Un climatologue à qui on demande s'il y a un lien entre une tempête donnée et les changements climatiques devrait répondre «non», point. Dans son plus récent rapport, le Groupe d'experts intergouvernemental sur l'évolution du climat (GIEC) souligne à quel point il est difficile de prévoir l'évolution à court terme (20 ans) du climat. Aussi le Groupe se contente-t-il de qualifier de «probable» (plutôt que «très probable» ou «pratiquement certaine») l'augmentation de la fréquence et de l'intensité des fortes précipitations.

S'il y a consensus dans la communauté scientifique sur la tendance au réchauffement de la planète, des débats ont cours sur certains aspects particuliers du phénomène. Ces échanges sont sains et il est dommage que le grand public en entende peu parler. Par exemple, on a constaté que le rythme du réchauffement a diminué au cours des deux dernières décennies, une évolution que les modèles climatiques n'avaient pas prévu. Les causes de cet écart font l'objet de nombreuses recherches.

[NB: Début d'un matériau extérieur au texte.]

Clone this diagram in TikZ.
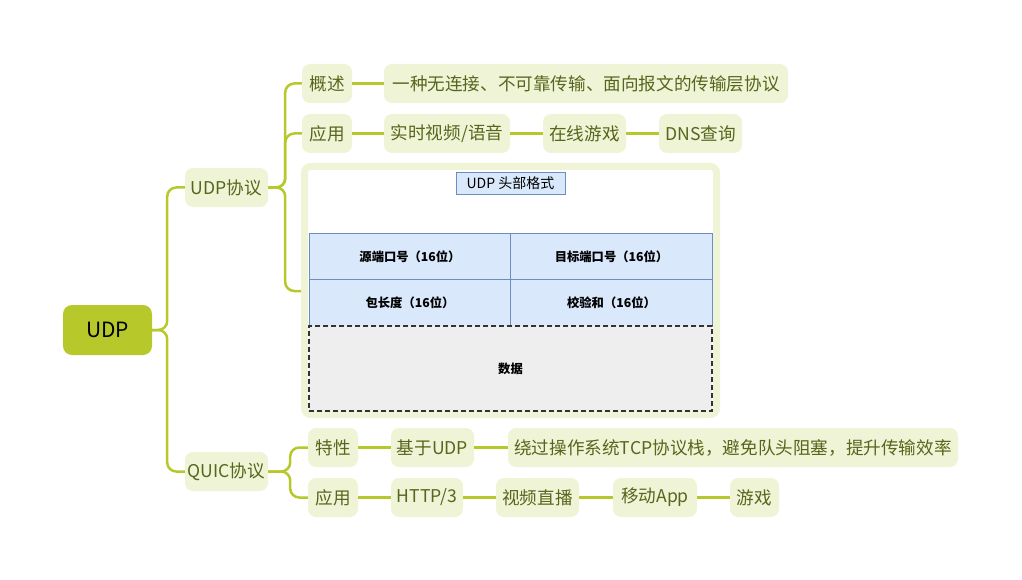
\documentclass[tikz,border=0pt]{standalone}
\usepackage{fontspec}
\setmainfont{Noto Sans CJK SC}
\usetikzlibrary{positioning}
\definecolor{rootc}{HTML}{B7C82B}
\definecolor{leafc}{HTML}{EFF4D6}
\definecolor{leaft}{HTML}{56661C}
\definecolor{cellc}{HTML}{DAE8FC}
\definecolor{celld}{HTML}{6C8EBF}
\definecolor{datac}{HTML}{EEEEEE}
\begin{document}
\begin{tikzpicture}[x=1pt,y=-1pt,
  leaf/.style={fill=leafc,rounded corners=8pt,text=leaft,font=\fontsize{17.6}{20}\selectfont,inner sep=0pt,minimum height=39pt},
  rootn/.style={fill=rootc,rounded corners=9pt,text=black,font=\fontsize{21}{24}\selectfont,inner sep=0pt,minimum width=89pt,minimum height=50pt},
  conn/.style={draw=rootc,line width=2.5pt,rounded corners=9pt},
  cell/.style={draw=celld,fill=cellc,line width=0.9pt,inner sep=0pt,font=\bfseries\fontsize{12.3}{14}\selectfont,minimum height=46.5pt,minimum width=201.5pt}
]
\useasboundingbox (0,0) rectangle (1022,580);
% root
\node[rootn] (root) at (107.5,330) {UDP};
% level 1
\node[leaf,minimum width=83pt] (udpp) at (226.5,187.5) {UDP协议};
\node[leaf,minimum width=83pt] (quic) at (226.5,471.5) {QUIC协议};
% UDP branch
\node[leaf,minimum width=50pt] (gs) at (327,83.5) {概述};
\node[leaf,minimum width=404pt] (gsd) at (586,83.5) {一种无连接、不可靠传输、面向报文的传输层协议};
\node[leaf,minimum width=50pt] (yy1) at (327,133.5) {应用};
\node[leaf,minimum width=126pt] (sp) at (447,133.5) {实时视频/语音};
\node[leaf,minimum width=83pt] (yx) at (584.5,133.5) {在线游戏};
\node[leaf,minimum width=83pt] (dns) at (700.5,133.5) {DNS查询};
% container
\node[draw=leafc,fill=white,line width=7pt,rounded corners=6pt,minimum width=412pt,minimum height=248pt,inner sep=0pt] (box) at (510.5,290.5) {};
\coordinate (boxin) at (301,291);
\node[draw=celld,fill=cellc,line width=0.6pt,inner sep=0pt,minimum width=109pt,minimum height=22pt,font=\fontsize{14}{16}\selectfont] (title) at (510.5,183) {UDP 头部格式};
\node[cell] (c1) at (410,256.5) {源端口号（16位）};
\node[cell] (c2) at (611.5,256.5) {目标端口号（16位）};
\node[cell] (c3) at (410,303) {包长度（16位）};
\node[cell] (c4) at (611.5,303) {校验和（16位）};
\node[draw=black!80,fill=datac,dash pattern=on 5pt off 3pt,line width=1.3pt,inner sep=0pt,minimum width=403pt,minimum height=85pt,font=\bfseries\fontsize{12.3}{14}\selectfont] (data) at (510.5,368.5) {数据};
% QUIC branch
\node[leaf,minimum width=50pt] (tx) at (333,447.5) {特性};
\node[leaf,minimum width=83pt] (jy) at (432.5,447.5) {基于UDP};
\node[leaf,minimum width=450pt] (rg) at (733,447.5) {绕过操作系统TCP协议栈，避免队头阻塞，提升传输效率};
\node[leaf,minimum width=50pt] (yy2) at (333,497.5) {应用};
\node[leaf,minimum width=72pt] (h3) at (427,497.5) {HTTP/3};
\node[leaf,minimum width=83pt] (zb) at (537.5,497.5) {视频直播};
\node[leaf,minimum width=84pt] (app) at (655,497.5) {移动App};
\node[leaf,minimum width=49pt] (game) at (754.5,497.5) {游戏};
% connectors
\draw[conn] (root.east) -- ++(15,0) |- (udpp.west);
\draw[conn] (root.east) -- ++(15,0) |- (quic.west);
\draw[conn] (udpp.east) -- ++(17,0) |- (gs.west);
\draw[conn] (udpp.east) -- ++(17,0) |- (yy1.west);
\draw[conn] (udpp.east) -- ++(17,0) |- (boxin);
\draw[conn] (quic.east) -- ++(22,0) |- (tx.west);
\draw[conn] (quic.east) -- ++(22,0) |- (yy2.west);
\draw[conn] (gs.east) -- (gsd.west);
\draw[conn] (yy1.east) -- (sp.west);
\draw[conn] (sp.east) -- (yx.west);
\draw[conn] (yx.east) -- (dns.west);
\draw[conn] (tx.east) -- (jy.west);
\draw[conn] (jy.east) -- (rg.west);
\draw[conn] (yy2.east) -- (h3.west);
\draw[conn] (h3.east) -- (zb.west);
\draw[conn] (zb.east) -- (app.west);
\draw[conn] (app.east) -- (game.west);
\end{tikzpicture}
\end{document}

Des chercheurs américains et canadiens viennent de publier une analyse de l'évolution de la glace dans l'Arctique. Après avoir rapidement diminué entre 2001 et 2007, l'étendue de la glace s'est stabilisée. «Certains se sont servis de cette «pause» pour prétendre qu'il n'y a pas de réchauffement climatique; d'autres avaient utilisé le déclin rapide de 2001 à 2007 pour prédire la disparition de la glace arctique aussi tôt que 2015. Ni l'une ni l'autre de ces thèses n'est fondée», affirment les auteurs.

Afin de convaincre les gouvernements de l'urgence d'agir, plusieurs climatologues ont minimisé, dans leurs communications publiques, les incertitudes inhérentes à l'étude d'un système aussi complexe que le climat. À court terme, ce militantisme a peut-être servi la cause. À la longue, cependant, il risque de miner leur crédibilité.